C'est cette reconnaissance d'un pays dévasté, en proie à sa reconstruction, qui inspire les premiers documentaires de Danielle Arbid. Après Seule avec la guerre, 2000, Aux frontières, 2002, la réalisatrice basée en France, s'oriente vers la fiction avec Dans les champs de bataille, 2004. Une fille de 12 ans y pénètre le monde des adultes. Sa famille en pleine tourmente, au cœur de Beyrouth, est frappée par la guerre. Douleurs, chocs, sensations charnelles, mémoires brisées, exils… Ces thèmes hantent Un homme perdu, la nouvelle fiction de Danielle Arbid.

Dans un prologue elliptique, un homme court et s'échappe de Beyrouth où éclatent des affrontements. On le retrouve plus tard en Syrie, en Jordanie. Visage fermé, oeil dur, il croise une femme, la suit. Leurs gestes rapprochés attirent le regard d'un photographe français en vadrouille. Ce qui attire la police. Expulsions, croisements. Le Libanais trop blessé, et le Français trop curieux, vont s'approcher, s'affronter, confronter plus loin leurs histoires en fuite. Les provocations fusent.
Le Français, en quête de photos de femmes nues, faisant l'amour avec lui dans des chambres d'hôtel, engage le Libanais à le suivre dans ses nuits. Il le paye pour mieux le gagner, cherchant à percer son secret. Un secret comme le sien. D'identité française délitée, ambiguë, provocante, en identité libanaise meurtrie, hantée, agressive, Un homme perdu se compose en fragments sur les routes de ses héros. Seuls, exilés, ils (se) parlent peu, se regardent, s'échappent sans cesse comme pour s'affirmer absents.

La fuite a des allures de road movie. Et la fiction de Danielle Arbid a des airs de faux portraits intimistes. Car les douleurs personnelles des hommes émanent des sociétés dont ils tentent de s'affranchir. En Occident, leurs relations masculines conflictuelles peuvent troubler comme des révélations de mal être. En Orient, les désirs de transgression des corps masculins, la volonté d'acheter des femmes pour les consommer, peuvent indisposer comme des tabous exhibés. C'est dire que la caméra de Danielle Arbid ne s'embarrasse pas de scrupules pour filmer ses sujets, éperdus de sexe, d'amour, d'identité.
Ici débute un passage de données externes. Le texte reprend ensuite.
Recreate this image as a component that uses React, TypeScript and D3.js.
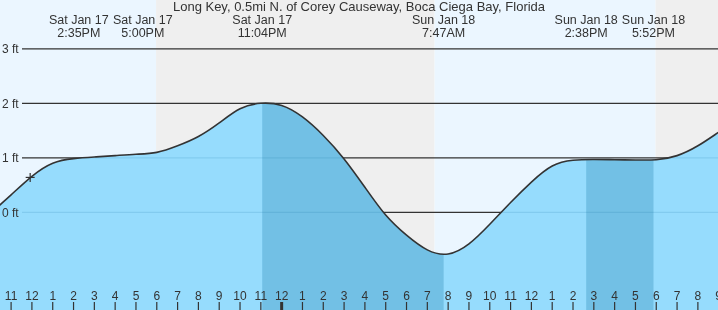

Le Français Melvil Poupaud, échappé des rôles d'adolescent lisses qui ont marqué sa jeunesse, campe un photographe roublard et fuyant. Alexander Siddig incarne le Libanais amnésique, en rupture, pressé de forcer sa mémoire violente. Leurs duos et leurs duels sont perméables à la présence d'actrices orientales qui savent jouer du corps à corps. Entre eux, la caméra de Danielle Arbid se glisse avec subtilité, comme pour éprouver la perte, combler un manque. Une manière de se construire autrement pour survivre à un pays dont le cœur est dévasté par la guerre.